SAN FRANCISCO (AP) -- As San Francisco's youngest mayor in over a century, Gavin Newsom is doing more than making good on a pledge to usher in a new generation of leadership. He is also single-handedly raising the X-chromosome count in the city's power circles.
The 36-year-old Democrat has promoted women to lead both the police and fire departments, a national first for a city anywhere near San Francisco's size. He also chose a woman to replace him on the city's Board of Supervisors.
Aside from the mayor, the sheriff and the male-dominated Board of Supervisors, women now occupy most of the leadership positions in San Francisco, which is also the home of Sen. Dianne Feinstein and House Minority Leader Nancy Pelosi. Sen. Barbara Boxer lives nearby.

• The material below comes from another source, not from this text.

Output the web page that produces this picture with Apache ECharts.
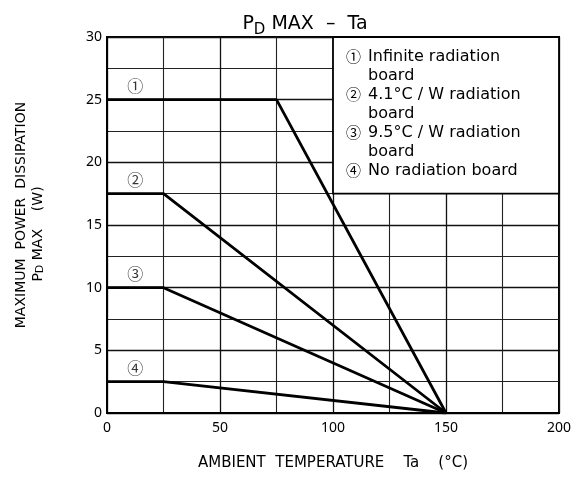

``If someone thinks, `Well, why not so-and-so?' San Francisco has a way of saying, `OK, yeah, why not? Let's do it,''' observed Susan Leal, a Hispanic lesbian who serves as the city's elected treasurer. ``We are a little bit more pioneer.''
Even those who criticized Newsom during his mayoral campaign, such as the National Organization for Women chapter, have been pleased by his appointments.
And in conversations among rank-and-file police officers and firefighters, the fact that both new chiefs are experienced, well-liked insiders seems to outweigh their gender.
``Some of those with the most seniority may be like, `A woman is running the department? What has firefighting come to?' But the crews on now are like, `Let's see what she can do.' That's what it boils down to,'' said Dwayne Newton, a firefighter in the city's Haight-Ashbury district.
Both San Francisco natives, Fire Chief Joanne Hayes-White, 39, and Police Chief Heather Fong, 47, will be working closely with newly elected District Attorney Kamala Harris, 39, and Newsom's newly appointed criminal justice director, Murlene Johnson Randle, 51.
Sheriff Michael Hennessey, who has a lesbian as his second-in-command, said that even in a liberal city like San Francisco, having women leading public safety departments is groundbreaking, and that they will face challenges from the rank-and-file.
At the same time, the appointments may help restore public confidence in the police and fire departments and the DA's office, all of which experienced strife under the previous officeholders, the sheriff said.
``Oftentimes, women managers are better than men managers. They just aren't always given the chance,'' Hennessey said. ``They bring a different, less macho perspective to management, and that's good.''
Fong, a 26-year department veteran, is the first Asian woman and only the eighth woman ever to take the helm of a big city police department, according to Penny Harrington, founder of the National Center for Women and Policing. The biracial Harris is California's first district attorney, male or female, of Indian or black descent.
Hayes-White, an Irish-American mother of three who become a firefighter 14 years ago, is one of 21 women nationwide heading up a professional fire department, according to the organization Women in the Fire Service. Only one other woman, the director of the California Department of Forestry and Fire Protection, commands more uniformed firefighting personnel, the group said.
The one hitch is that Newsom has designated Fong as acting chief while the city conducts a nationwide search for a permanent leader, which Newsom considers necessary, given last year's scandal involving alleged cover-ups of officer misconduct, and the department's relatively low crime-solving rate.
But Newsom said that he also expects Fong to be a top contender for the job and that she is fully empowered to make reforms in the meantime.
People close to Newsom say women have always played a strong role in his professional and personal life.
A wealthy businessman and son of a politically connected former judge, Newsom tried to counter his image as a privileged white man by stressing during his campaign that he was raised by a mother who worked three jobs after his parents divorced.